Gluten, a protein present in wheat, rye, and barley, has been associated with over 55 different diseases. Surprisingly, approximately 99% of individuals with gluten intolerance or celiac disease remain undiagnosed. Recent estimates indicate that up to 15% of the US population may suffer from gluten intolerance, leading to a growing concern about its prevalence and potential health impacts. This article aims to shed light on the symptoms of gluten intolerance, methods of testing, and the importance of eliminating gluten from one’s diet for effective treatment.

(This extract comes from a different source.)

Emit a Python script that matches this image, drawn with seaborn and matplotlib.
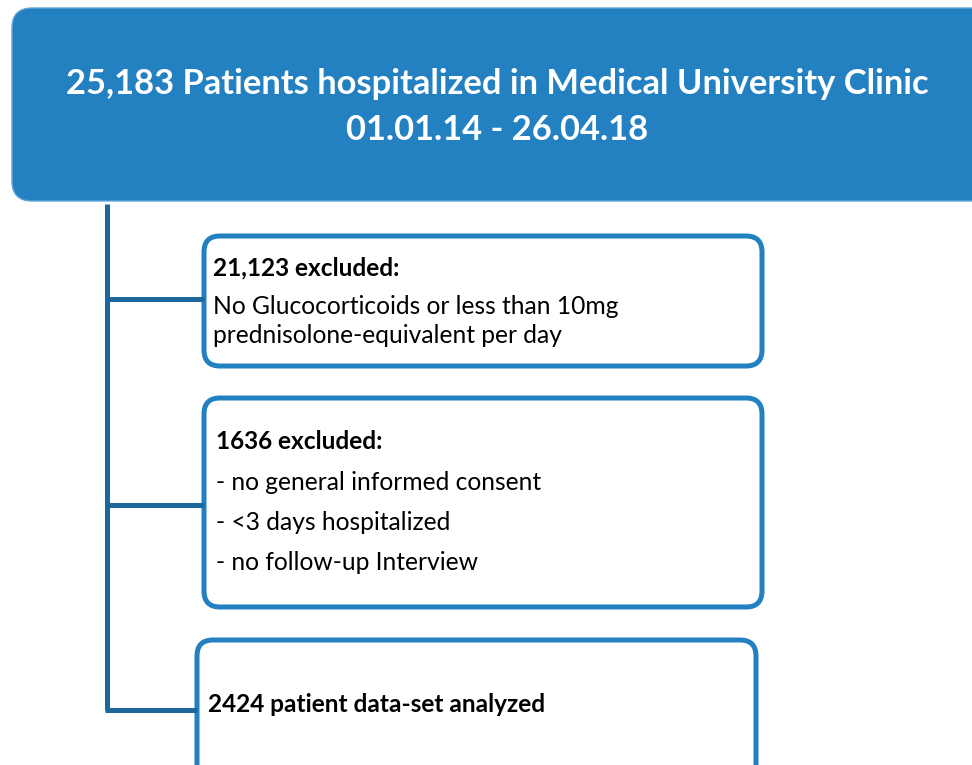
import matplotlib.pyplot as plt
import seaborn as sns
from matplotlib.patches import FancyBboxPatch

# flow chart content
title_lines = ["25,183 Patients hospitalized in Medical University Clinic", "01.01.14 - 26.04.18"]
box_heads = ["21,123 excluded:", "1636 excluded:", "2424 patient data-set analyzed"]
box_bodies = [
    ["No Glucocorticoids or less than 10mg", "prednisolone-equivalent per day"],
    ["- no general informed consent", "- <3 days hospitalized", "- no follow-up Interview"],
    [],
]

# layout in pixels (x0, y0, x1, y1)
top_box = (12, 8, 995, 201)
boxes = [(204, 236, 762, 366), (204, 398, 762, 607), (197, 640, 756, 790)]
head_y = [268, 441, 704]
body_y = [[306, 335], [482, 522, 562], []]
text_x = [213, 216, 208]
branch_y = [299, 505, 710]
trunk_x = 107

fill = "#2381c2"
dark = "#1c679c"

sns.set_style("white")
plt.rcParams['font.family'] = ['Lato', 'DejaVu Sans']

fig = plt.figure(figsize=(9.72, 7.65), dpi=100)
ax = fig.add_axes([0, 0, 1, 1])
ax.set_xlim(0, 972)
ax.set_ylim(765, 0)
ax.set_aspect('equal')
ax.axis('off')

x0, y0, x1, y1 = top_box
ax.add_patch(FancyBboxPatch((x0, y0), x1 - x0, y1 - y0,
                            boxstyle="round,pad=0,rounding_size=20",
                            facecolor=fill, edgecolor="#5fa6d6", linewidth=1))
ax.text(497, 84, title_lines[0], color="white", fontsize=24.8, fontweight='bold',
        ha='center', va='center')
ax.text(497, 130, title_lines[1], color="white", fontsize=24.8, fontweight='bold',
        ha='center', va='center')

# connectors
ax.plot([trunk_x, trunk_x], [204, branch_y[-1]], color=dark, lw=3.6, solid_capstyle='butt')
for (bx0, by0, bx1, by1), yb in zip(boxes, branch_y):
    ax.plot([trunk_x - 1.8, bx0], [yb, yb], color=dark, lw=3.6, solid_capstyle='butt')

for i, (bx0, by0, bx1, by1) in enumerate(boxes):
    ax.add_patch(FancyBboxPatch((bx0, by0), bx1 - bx0, by1 - by0,
                                boxstyle="round,pad=0,rounding_size=16",
                                facecolor="white", edgecolor=fill, linewidth=3.6))
    ax.text(text_x[i], head_y[i], box_heads[i], fontsize=17.6, fontweight='bold',
            ha='left', va='center', color='black')
    for line, yy in zip(box_bodies[i], body_y[i]):
        ax.text(text_x[i], yy, line, fontsize=17.7, ha='left', va='center', color='black')

fig.savefig("out.png", dpi=100)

Recognizing Symptoms of Gluten Intolerance

  1. Digestive Issues: Gluten intolerance may manifest in the form of gas, bloating, diarrhea, and constipation, especially in children after consuming gluten-containing foods.
  2. Keratosis Pilaris: Known as ‘chicken skin,’ this condition may result from a deficiency of fatty acids and vitamin A due to gluten-induced gut damage.
  3. Fatigue and Brain Fog: Feeling tired or experiencing brain fog after a gluten-containing meal could be a sign of gluten intolerance.
  4. Autoimmune Diseases: Gluten intolerance has been linked to autoimmune disorders like Hashimoto’s thyroiditis, Rheumatoid arthritis, Ulcerative colitis, Lupus, Psoriasis, Scleroderma, and Multiple sclerosis.
  5. Neurological Symptoms: Dizziness or a feeling of imbalance might indicate gluten intolerance.
  6. Hormone Imbalances: Conditions such as PMS, PCOS, or unexplained infertility may be associated with gluten intolerance.
  7. Migraine Headaches: Frequent migraine headaches could be a potential symptom.
  8. Chronic Fatigue or Fibromyalgia: If conventional doctors cannot identify the cause of fatigue or pain, gluten intolerance should be considered.
  9. Joint Inflammation: Swelling or pain in joints, such as fingers, knees, or hips, might be related to gluten intolerance.
  10. Mood Issues: Anxiety, depression, mood swings, and attention deficit disorder (ADD) can be linked to gluten intolerance.

Testing for Gluten Intolerance

One effective method for identifying gluten intolerance is through an elimination diet. By removing gluten from the diet for a minimum of 2 to 3 weeks and subsequently reintroducing it, individuals can observe any adverse reactions. Since gluten is a large protein, it can take months or even years to clear from the system fully, making an extended elimination period even more beneficial.

Dr. Amy Myers emphasizes that if individuals experience significant improvement without gluten or worsened symptoms upon reintroduction, gluten is likely problematic for them. Achieving accurate results from this testing approach necessitates the complete elimination of gluten from the diet.

Managing Gluten Intolerance

The key to managing gluten intolerance effectively lies in a strict 100% elimination of gluten from the diet. Even trace amounts of gluten from cross-contamination, medications, or supplements can trigger immune reactions in the body.

Contrary to the 80/20 rule or occasional indulgence when dining out, individuals with celiac disease or gluten sensitivity must avoid gluten completely. An alarming study published in 2001 revealed that consuming gluten just once a month increased the relative risk of death by 600%.


Gluten intolerance affects a considerable number of individuals, with many remaining undiagnosed. Recognizing the symptoms and undergoing an elimination diet for testing can aid in early diagnosis. The importance of eliminating gluten entirely from the diet cannot be overstated, as even small amounts can lead to adverse health effects. If you suspect gluten intolerance, consult with a healthcare professional to receive appropriate guidance and support for optimal well-being.